● **Data for this exercise**
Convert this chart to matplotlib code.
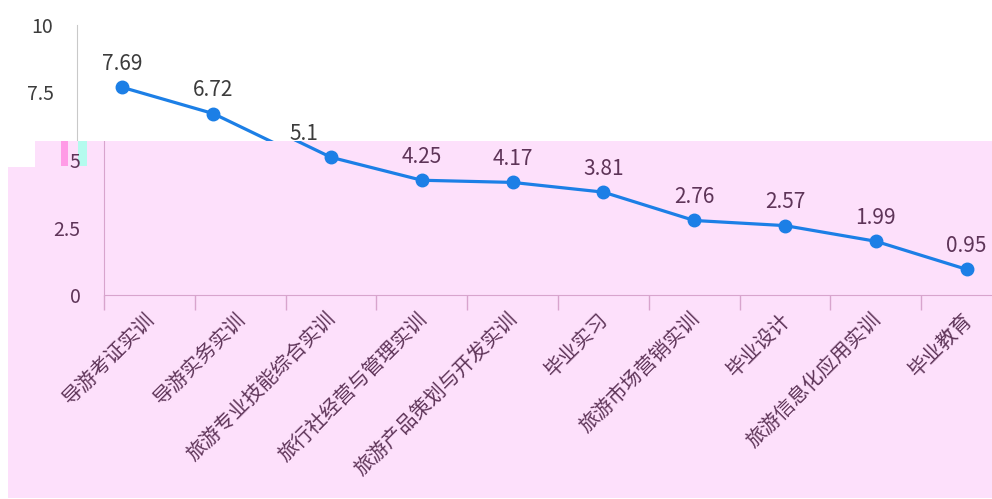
import matplotlib
matplotlib.use("Agg")
from matplotlib import pyplot as plt
from matplotlib.patches import Rectangle
from matplotlib.transforms import Bbox, TransformedBbox, ScaledTranslation

plt.rcParams['font.family'] = ['Noto Sans CJK SC', 'DejaVu Sans']

courses = ['导游考证实训', '导游实务实训', '旅游专业技能综合实训', '旅行社经营与管理实训',
           '旅游产品策划与开发实训', '毕业实习', '旅游市场营销实训', '毕业设计',
           '旅游信息化应用实训', '毕业教育']
scores = [7.69, 6.72, 5.1, 4.25, 4.17, 3.81, 2.76, 2.57, 1.99, 0.95]
y_ticks = [0, 2.5, 5, 7.5, 10]
y_labels = ['0', '2.5', '5', '7.5', '10']

W, H = 992, 499
PINK = '#fde0fb'
BLUE = '#1c7fe6'

fig = plt.figure(figsize=(W / 100, H / 100), dpi=100)
fig.patch.set_facecolor('white')


def px_box(x0, y0, x1, y1):
    # pixel box, y measured from the top
    return Bbox.from_extents(x0 / W, 1 - y1 / H, x1 / W, 1 - y0 / H)


# pink band over the lower part of the picture
fig.add_artist(Rectangle((35 / W, 1 - 498 / H), 957 / W, 357 / H, transform=fig.transFigure,
                         facecolor=PINK, edgecolor='none', zorder=0))
fig.add_artist(Rectangle((8 / W, 1 - 498 / H), 27 / W, 331 / H, transform=fig.transFigure,
                         facecolor=PINK, edgecolor='none', zorder=0))
# small colour smears left of the axis
fig.add_artist(Rectangle((61 / W, 1 - 166 / H), 7 / W, 25 / H, transform=fig.transFigure,
                         facecolor='#ff9be6', edgecolor='none', zorder=0))
fig.add_artist(Rectangle((78 / W, 1 - 166 / H), 9 / W, 25 / H, transform=fig.transFigure,
                         facecolor='#b4fbee', edgecolor='none', zorder=0))


def make_axes(left_px, text_col, spine_col, clip):
    ax = fig.add_axes([left_px / W, 1 - 295 / H, 908 / W, 270 / H])
    ax.patch.set_alpha(0)
    x = list(range(len(courses)))
    ax.plot(x, scores, color=BLUE, lw=2.3, marker='o', ms=9)
    for xi, v in zip(x, scores):
        ax.annotate(f'{v:g}', (xi, v), xytext=(0, 9), textcoords='offset points',
                    ha='center', va='bottom', fontsize=15, color=text_col)
    ax.set_xlim(-0.5, len(courses) - 0.5)
    ax.set_ylim(0, 10)
    ax.set_yticks(y_ticks, y_labels)
    ax.tick_params(axis='y', length=0, pad=17, labelsize=14, labelcolor=text_col)
    ax.set_xticks(x, courses, rotation=45, ha='right', rotation_mode='anchor')
    ax.set_xticks([i - 0.5 for i in range(len(courses) + 1)], minor=True)
    ax.tick_params(axis='x', which='major', length=0, pad=10, labelsize=14.5,
                   labelcolor=text_col)
    ax.tick_params(axis='x', which='minor', length=11, width=1, color=spine_col)
    for s in ['top', 'right']:
        ax.spines[s].set_visible(False)
    for s in ['left', 'bottom']:
        ax.spines[s].set_color(spine_col)
    return ax, clip


ax_low, clip_low = make_axes(104, '#5e3458', '#d8a4cd', px_box(35, 141, W, 498))
ax_up, clip_up = make_axes(77, '#3c3c3c', '#c9c9c9', px_box(0, 0, W, 141))

fig.canvas.draw()
shift = ScaledTranslation(-5 / 100, 0, fig.dpi_scale_trans)
for ax, box in [(ax_low, clip_low), (ax_up, clip_up)]:
    for lab in ax.get_xticklabels():
        lab.set_transform(lab.get_transform() + shift)
    tb = TransformedBbox(box, fig.transFigure)
    for art in ax.findobj():
        if art is ax or art is ax.patch:
            continue
        art.set_clip_on(True)
        art.set_clip_box(tb)

fig.savefig('out.png', dpi=100)
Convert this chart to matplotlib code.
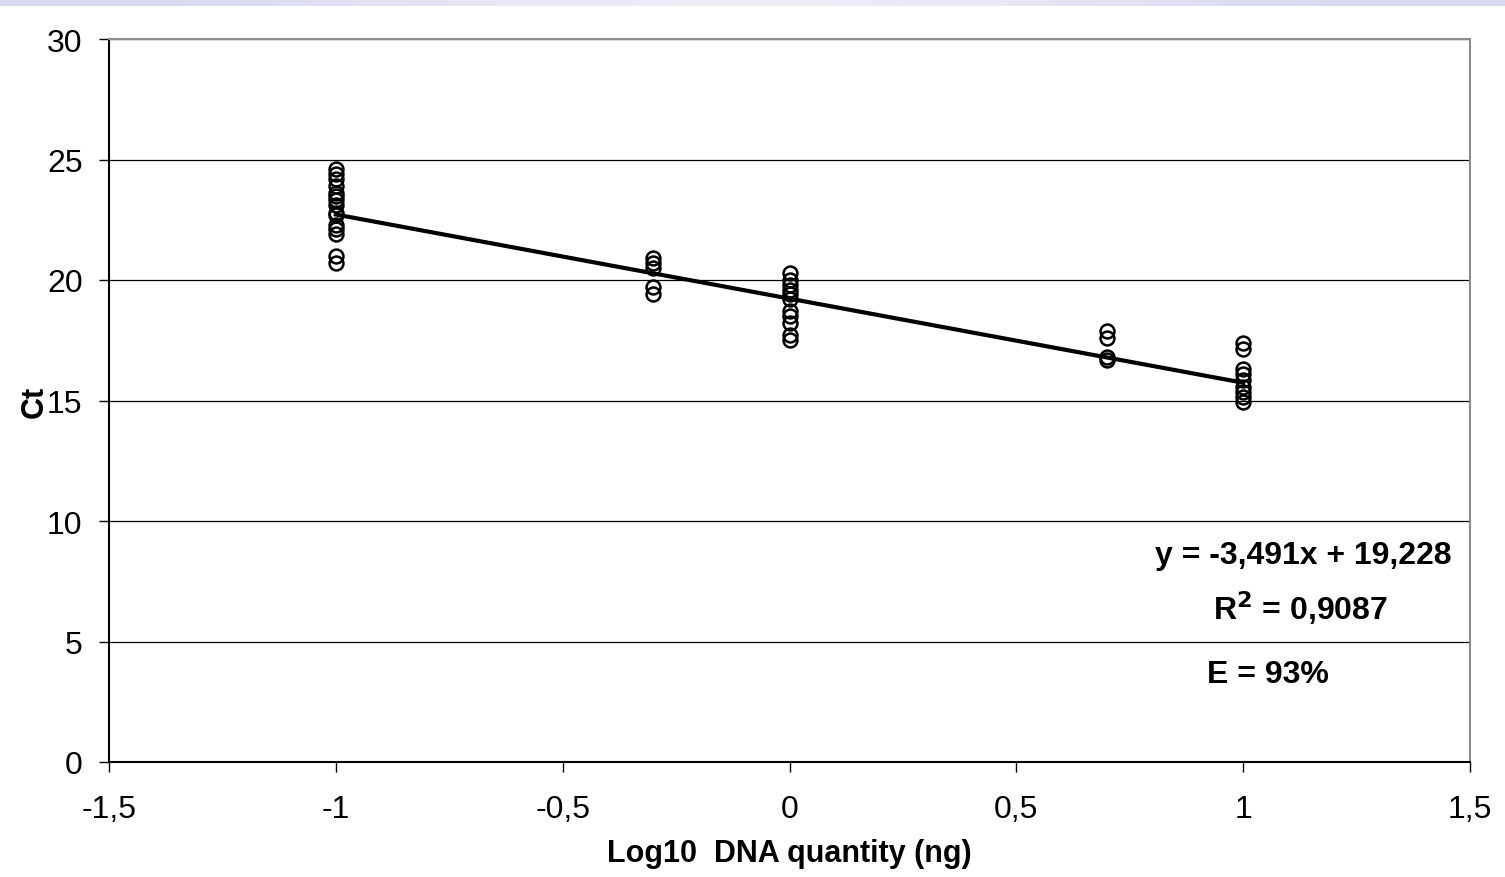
import numpy as np
import matplotlib.pyplot as plt
from matplotlib.colors import LinearSegmentedColormap

plt.rcParams['font.family'] = ['Liberation Sans', 'DejaVu Sans']

# Ct values, per log10 DNA quantity
log_qty = [-1.0, -0.3, 0.0, 0.7, 1.0]
ct_values = [
    [24.6, 24.4, 24.2, 23.9, 23.6, 23.5, 23.3, 23.1, 22.8, 22.7, 22.3, 22.1, 21.9, 21.0, 20.7],
    [20.9, 20.7, 20.5, 19.7, 19.4],
    [20.3, 20.0, 19.8, 19.6, 19.4, 19.2, 18.7, 18.5, 18.2, 17.7, 17.5],
    [17.9, 17.6, 16.8, 16.7],
    [17.4, 17.15, 16.3, 16.1, 15.85, 15.55, 15.35, 15.15, 14.95],
]
slope = -3.491
intercept = 19.228
fit_x = [-1.0, 1.0]
xticks = [-1.5, -1, -0.5, 0, 0.5, 1, 1.5]
xtick_labels = ['-1,5', '-1', '-0,5', '0', '0,5', '1', '1,5']
yticks = [0, 5, 10, 15, 20, 25, 30]

fig = plt.figure(figsize=(15.05, 8.78), dpi=100)

# light banner strip at the top
band = fig.add_axes([0, 1 - 7 / 878, 1, 7 / 878])
grad = np.array([[0.0, 0.5, 1.0, 0.5, 0.0]])
band.imshow(grad, aspect='auto', interpolation='bicubic',
            cmap=LinearSegmentedColormap.from_list('b', ['#d8d8ee', '#f2f2fb']))
band.axis('off')

ax = fig.add_axes([109 / 1505, 1 - 763 / 878, (1470 - 109) / 1505, (763 - 40) / 878])

for x, ys in zip(log_qty, ct_values):
    ax.plot([x] * len(ys), ys, 'o', mfc='none', mec='black', ms=10, mew=1.8, zorder=3)

fit_y = [slope * v + intercept for v in fit_x]
ax.plot(fit_x, fit_y, color='black', lw=3, zorder=4)

ax.set_xlim(-1.5, 1.5)
ax.set_ylim(0, 30)
ax.set_xticks(xticks)
ax.set_xticklabels(xtick_labels)
ax.set_yticks(yticks)
ax.yaxis.grid(True, color='black', lw=0.9)
ax.set_axisbelow(True)
ax.tick_params(direction='out', length=7, width=1, labelsize=23)
ax.tick_params(axis='x', pad=16)
ax.tick_params(axis='y', pad=12)

ax.spines['left'].set_color('black')
ax.spines['bottom'].set_color('black')
ax.spines['top'].set_color('#8c8c8c')
ax.spines['right'].set_color('#8c8c8c')
for s in ax.spines.values():
    s.set_linewidth(1.5)

ax.set_xlabel('Log10  DNA quantity (ng)', fontsize=22, fontweight='bold', labelpad=10)
ax.set_ylabel('Ct', fontsize=22, fontweight='bold', labelpad=-2)

ax.text(1303 / 1505, 1 - 556 / 878, 'y = -3,491x + 19,228', transform=fig.transFigure,
        ha='center', va='center', fontsize=23, fontweight='bold')
ax.text(1300 / 1505, 1 - 608 / 878, r'R$^\mathbf{2}$ = 0,9087', transform=fig.transFigure,
        ha='center', va='center', fontsize=23, fontweight='bold')
ax.text(1268 / 1505, 1 - 675 / 878, 'E = 93%', transform=fig.transFigure,
        ha='center', va='center', fontsize=23, fontweight='bold')

fig.savefig('out.png', dpi=100)
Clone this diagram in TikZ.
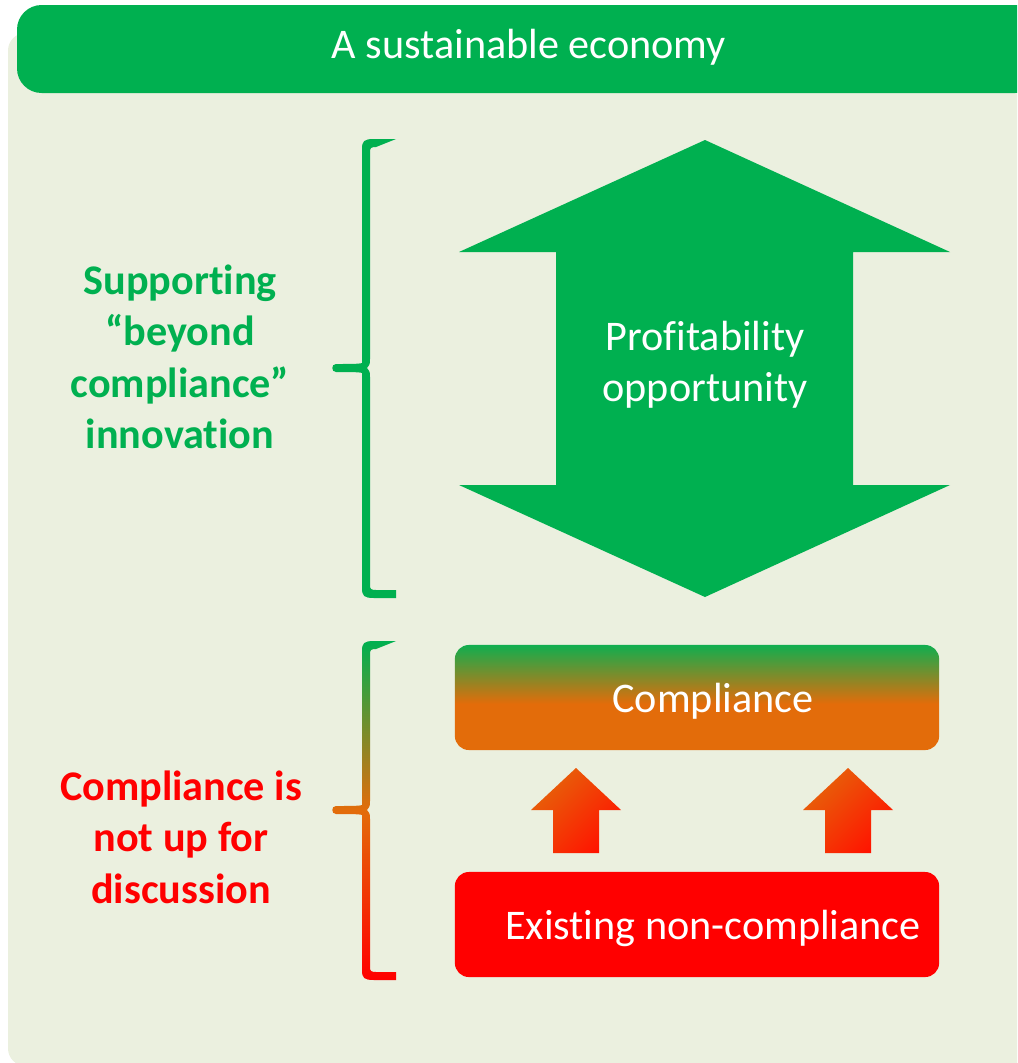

● **Directions for this task**
Which lines of the material contain the string "matplotlib"? List each of them.

● **Exercise result**
Convert this chart to matplotlib code.
import matplotlib
matplotlib.use("Agg")
from matplotlib import pyplot as plt
from matplotlib.patches import Rectangle
from matplotlib.transforms import Bbox, TransformedBbox, ScaledTranslation
Convert this chart to matplotlib code.
import matplotlib.pyplot as plt
from matplotlib.colors import LinearSegmentedColormap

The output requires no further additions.